Thanks for the explanation.

But i still didn't get the point of storing webhook request timestamp in each article page instead in webhook id page (as i mentioned above).

  • I have limited webhooks vs numerous article pages.
  • And the timestamp is belongs to webhook but not page, technically.

 

Thanks,

Raju.

 


Hi @rajumuddana 
Creating a page solely for storing data is not the optimal solution; instead, you can create nodes under `/var`.

1 reply

arunpatidar
Community Advisor
Community Advisor
August 13, 2024

Hi @rajumuddana 

It depends on what webhook/request payload used for

  • Content-related payload: If the payload affects the creation or update of content, pages, or assets, it's appropriate to store the timestamp directly as a property(e.g. webhook-sync-timestamp) in the related content node (e.g., under /content/abc/en).
  • Non-content-related payload: If the payload is not directly related to content, storing timestamps and other webhook-related data under /var is more appropriate. The /var directory is designed for storing system-related or process-related data that isn’t directly tied to the content hierarchy. Example/var/webhooks/abc/en/webhook-id - timestamp - Date - <time stamp value> ​
Arun Patidar
Level 4
August 13, 2024

Hi @arunpatidar ,

 

Thanks for the response.

Yes, it is related to Content.
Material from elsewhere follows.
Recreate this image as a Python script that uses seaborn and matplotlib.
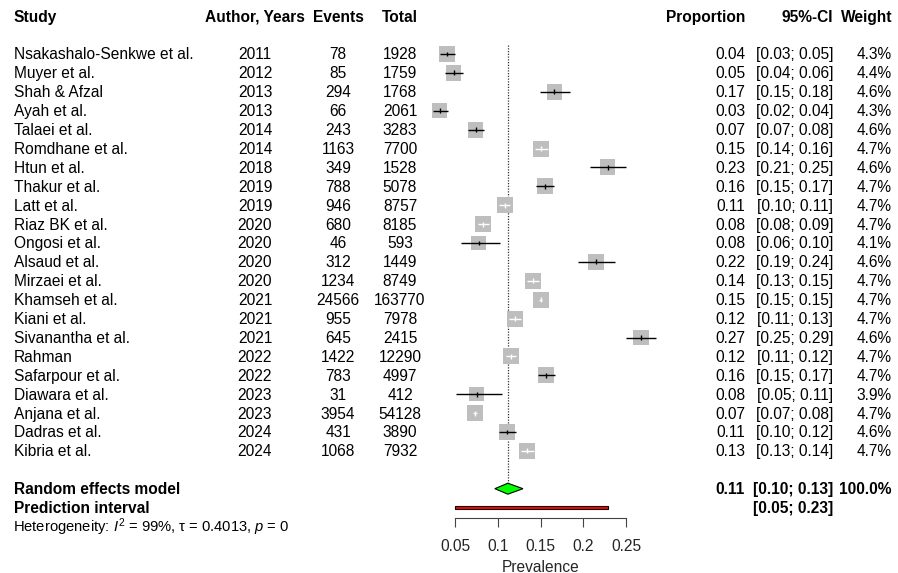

I'm attaching sequence diagram for better understanding. Please take a look.

 

arunpatidar
Community Advisor
Community Advisor
August 13, 2024

Hi @rajumuddana 
If you are not getting many events to Author within a time period then you can add timestamp in the Article page properties.

The only drawback I can see with storing this data in page properties if you are running too many/frequent queries for filtering out outdated pages.

However If you are already running a query to find out pages based on article id then adding timestamp in the query will optimize this.